Safer Routing
Navigating pedestrians across a city through the safest path — not just the shortest.
- REST
- Geospatial
- Optimization
Overview
Shortest-path directions can take pedestrians through poorly-lit alleys, high-crime blocks, or stretches with nowhere to turn for help. This project is a routing service that finds the safest path across a city — walking and/or transit — trading a small amount of extra distance for a meaningfully safer route.
The Challenge
- “Safety” isn’t a single signal — it has to be assembled from open businesses (safe havens), historical crime (danger zones), current traffic conditions, & the type of road segment (tunnel, bridge, back alley, avenue)

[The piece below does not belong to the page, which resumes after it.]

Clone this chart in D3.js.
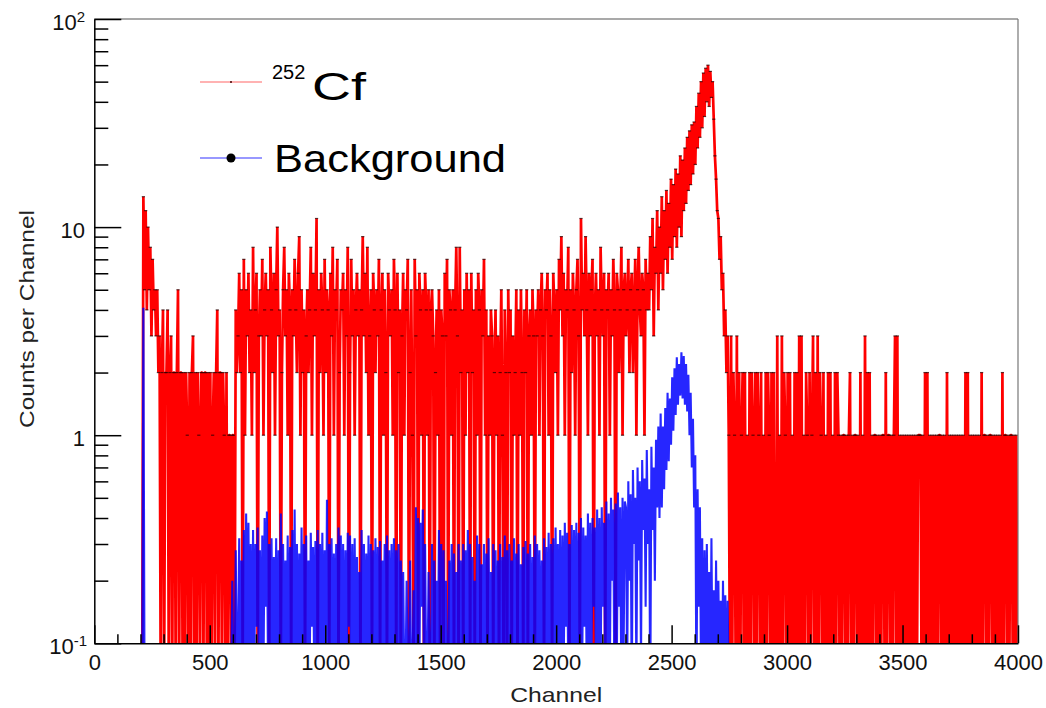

- Optimizing purely for safety can produce absurd detours; the route still needs to be practical
- Multi-modal routing — walking &/or subway — multiplies the size of the search space
- Validating that routes are measurably safer across an entire city, not just on a few hand-picked examples
- Risk analysis weather to take the shortest route & minimize exposure of a high risk vs deviating slightly for longer time through lower risk paths.
Approach
- Modeled the city’s road & transit network as a graph, with edge weights derived from safe-haven proximity, crime history, live traffic, & road type
- Empirically tuned the weighting so safety gains aren’t dominated by unrealistic detours
- Ran a modified A* search over the graph to find the safest route between any two points, walking &/or by subway
- Exposed the routing engine as a REST API service
- Validated at scale with Monte Carlo simulations over randomly sampled origin-destination pairs within 5km across the city
Results
- Routes scored 2x safer (custom metric) than the shortest path, on average
- Average detour overhead of less than 100m versus the shortest route
- Avoided bridges, tunnels alleys where possible. Preferred busy streets with open shops.